DIGITAL LIBRARY
SECONDARY IMMERSION TEACHER DEVELOPMENT AS AN UNFOLDING PROCESS
1 Mary Immaculate College, University of Limerick (IRELAND)
2 Institute of Technology, Tralee (IRELAND)
About this paper:
Appears in: ICERI2019 Proceedings
Publication year: 2019
Pages: 10944-10949
ISBN: 978-84-09-14755-7
ISSN: 2340-1095
doi: 10.21125/iceri.2019.2690
Conference name: 12th annual International Conference of Education, Research and Innovation
Dates: 11-13 November, 2019
Location: Seville, Spain
Abstract:
Language immersion education is a form of additive bilingual education that provides subject-matter schooling in a second, foreign, heritage, or Indigenous language for extended periods of time with intentional development of language, literacy, and academic skills in at least two languages (including the societal majority language) (Lyster, 2007). The crux of effective immersion teaching is content and language integration, yet teaching with a dual focus on content and language is challenging for myriad reasons (Cammarata & Tedick, 2012; Lyster, 2011). Scholars agree that immersion teaching is distinct from either traditional language teaching or content teaching and that it requires a specific pedagogical skill set and knowledge base (e.g., Cammarata & Tedick, 2012; Lyster, 2007; Ó Ceallaigh & Ní Shéaghdha, 2017; Tedick & Lyster, 2014). The knowledge and pedagogies needed for immersion classrooms are unique and complex. Although there is a growing body of research on immersion pedagogy, there is a dearth of research on professional development (PD) experiences that positively impact immersion teacher practices. Research on secondary immersion teachers’ PD experiences are even less scant.

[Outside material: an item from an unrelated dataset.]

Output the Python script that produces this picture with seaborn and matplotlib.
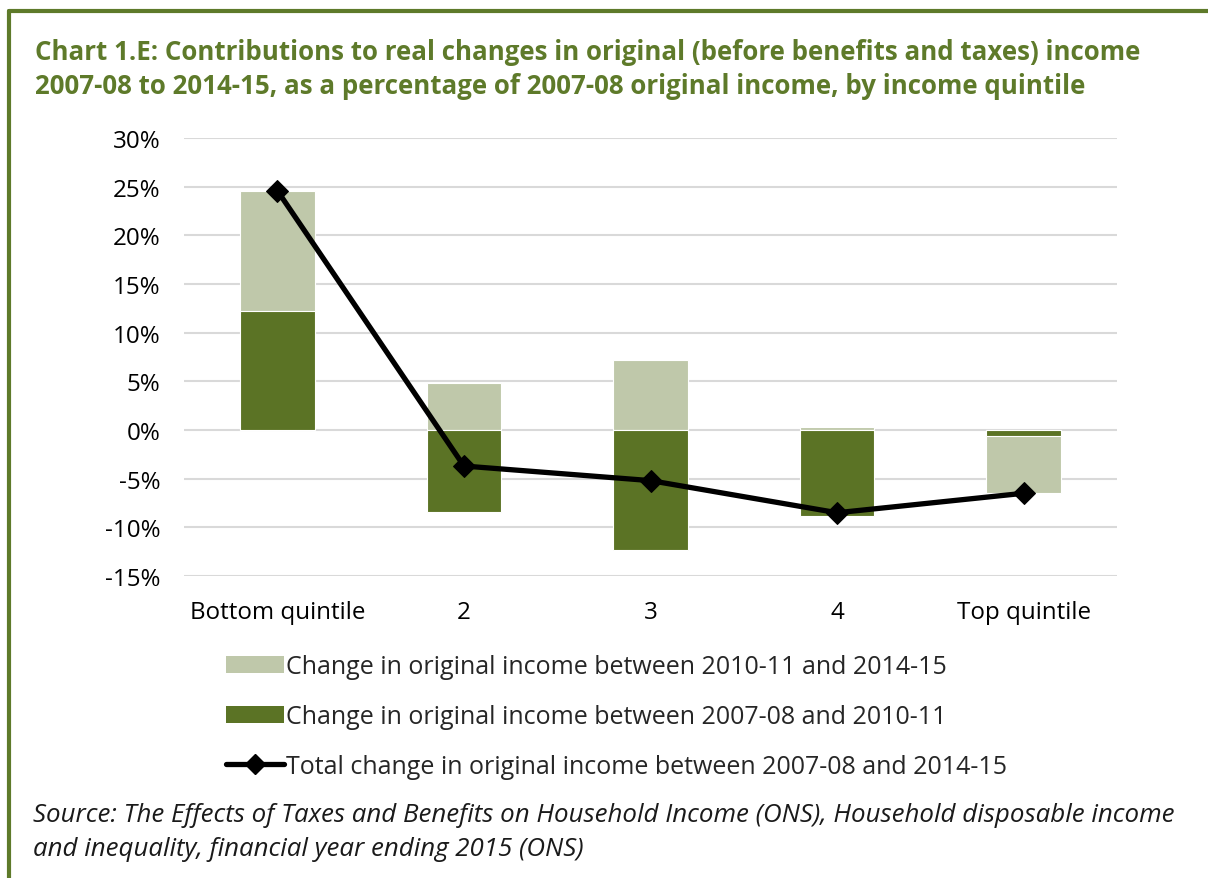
import numpy as np
import pandas as pd
import seaborn as sns
import matplotlib.pyplot as plt
from matplotlib.patches import Patch
from matplotlib.lines import Line2D

quintiles = ["Bottom quintile", "2", "3", "4", "Top quintile"]
change_2010_2015 = [12.4, 4.8, 7.2, 0.35, -5.9]    # light bars
change_2007_2010 = [12.2, -8.4, -12.3, -8.8, -0.6]  # dark bars
total_change = [24.6, -3.7, -5.2, -8.5, -6.5]
yticks = [-15, -10, -5, 0, 5, 10, 15, 20, 25, 30]

dark_green = "#5B7325"
light_green = "#BFC8AA"
title_green = "#5E7A2A"

sns.set_theme(style="white")
plt.rcParams["font.family"] = ["Open Sans", "DejaVu Sans"]

light = np.array(change_2010_2015)
dark = np.array(change_2007_2010)
# light sits on top of dark when both go the same way, so draw it to the stacked end
light_end = np.where(np.sign(light) == np.sign(dark), light + dark, light)

df = pd.DataFrame({"quintile": quintiles, "light_end": light_end, "dark": dark})

fig = plt.figure(figsize=(12.08, 8.79), dpi=100)
ax = fig.add_axes([184 / 1208, 1 - 577 / 879, (1117 - 184) / 1208, (577 - 139) / 879])

sns.barplot(data=df, x="quintile", y="light_end", color=light_green, saturation=1,
            width=0.4, edgecolor="white", linewidth=0.8, ax=ax, zorder=2)
sns.barplot(data=df, x="quintile", y="dark", color=dark_green, saturation=1,
            width=0.4, edgecolor="white", linewidth=0.8, ax=ax, zorder=3)
sns.lineplot(x=np.arange(len(quintiles)), y=total_change, color="black", lw=3.8,
             marker="D", markersize=11, markeredgecolor="black", ax=ax, zorder=4)

ax.set_xlim(-0.5, 4.5)
ax.set_ylim(-15, 30)
ax.set_yticks(yticks)
ax.set_yticklabels([f"{t}%" for t in yticks])
ax.set_xlabel("")
ax.set_ylabel("")
ax.grid(axis="y", color="#D9D9D9", lw=1.5, zorder=0)
ax.set_axisbelow(True)
sns.despine(ax=ax, left=True, bottom=True)
ax.tick_params(axis="both", length=0, labelsize=17.4, colors="black")
ax.tick_params(axis="y", pad=17)
ax.tick_params(axis="x", pad=17)

handles = [
    Patch(facecolor=light_green, edgecolor="none"),
    Patch(facecolor=dark_green, edgecolor="none"),
    Line2D([0], [0], color="black", lw=3.8, marker="D", markersize=10),
]
labels = [
    "Change in original income between 2010-11 and 2014-15",
    "Change in original income between 2007-08 and 2010-11",
    "Total change in original income between 2007-08 and 2014-15",
]
fig.legend(handles, labels, loc="upper left", bbox_to_anchor=(226 / 1208, 1 - 655 / 879),
           frameon=False, fontsize=18, handlelength=2.3, handleheight=0.65,
           handletextpad=0.1, labelspacing=1.0, borderpad=0, borderaxespad=0)

fig.text(35 / 1208, 1 - 53 / 879,
         "Chart 1.E: Contributions to real changes in original (before benefits and taxes) income",
         color=title_green, fontsize=18.6, fontweight="bold", va="center")
fig.text(35 / 1208, 1 - 87 / 879,
         "2007-08 to 2014-15, as a percentage of 2007-08 original income, by income quintile",
         color=title_green, fontsize=18.6, fontweight="bold", va="center")

fig.text(33 / 1208, 1 - 816 / 879,
         "Source: The Effects of Taxes and Benefits on Household Income (ONS), Household disposable income",
         fontsize=18.6, style="italic", va="center", color="#1a1a1a")
fig.text(33 / 1208, 1 - 850 / 879,
         "and inequality, financial year ending 2015 (ONS)",
         fontsize=18.6, style="italic", va="center", color="#1a1a1a")

# frame lines on top and left
fig.add_artist(Line2D([9 / 1208, 1], [1 - 12 / 879, 1 - 12 / 879], color=title_green, lw=3))
fig.add_artist(Line2D([9 / 1208, 9 / 1208], [0, 1 - 12 / 879], color=title_green, lw=3))

fig.savefig("out.png", dpi=100)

Qualitative in nature, this study seeks to understand and observe how secondary immersion teachers live through, experience and perceive professional development aimed at improving their craft. This presentation reports on the experiences of nine Irish-medium secondary immersion teachers as they engaged in the instructional integration of language and content during a two year-long PD programme. The study focuses on teachers’ learning and experiences as they worked to conceptualize language and content integration and to plan and implement instructional sequences. Data were collected from an extensive online questionnaire, individual interviews, reflections, lesson plans, online discussion fora, and focus groups. Findings suggest that teachers constructed new professional identities as immersion teachers as they engaged in the PD programme. Three stages of development were revealed – teacher as subject specialist, teacher as learner, teacher as leader. ‘Community of practice’ (CoP) played a vital role in facilitating new professional identities and illuminates in multiple ways the exclusive and complex process of becoming a secondary immersion teacher. This research illustrates the discursive and evolving practices that shape what secondary immersion teachers think, know and do as they move toward that critical balance of language and content integration in instruction. The presentation will conclude with a discussion on implications for designing meaningful and effective immersion PD experiences.
Keywords:
Immersion, professional development, professional identity, community of practice.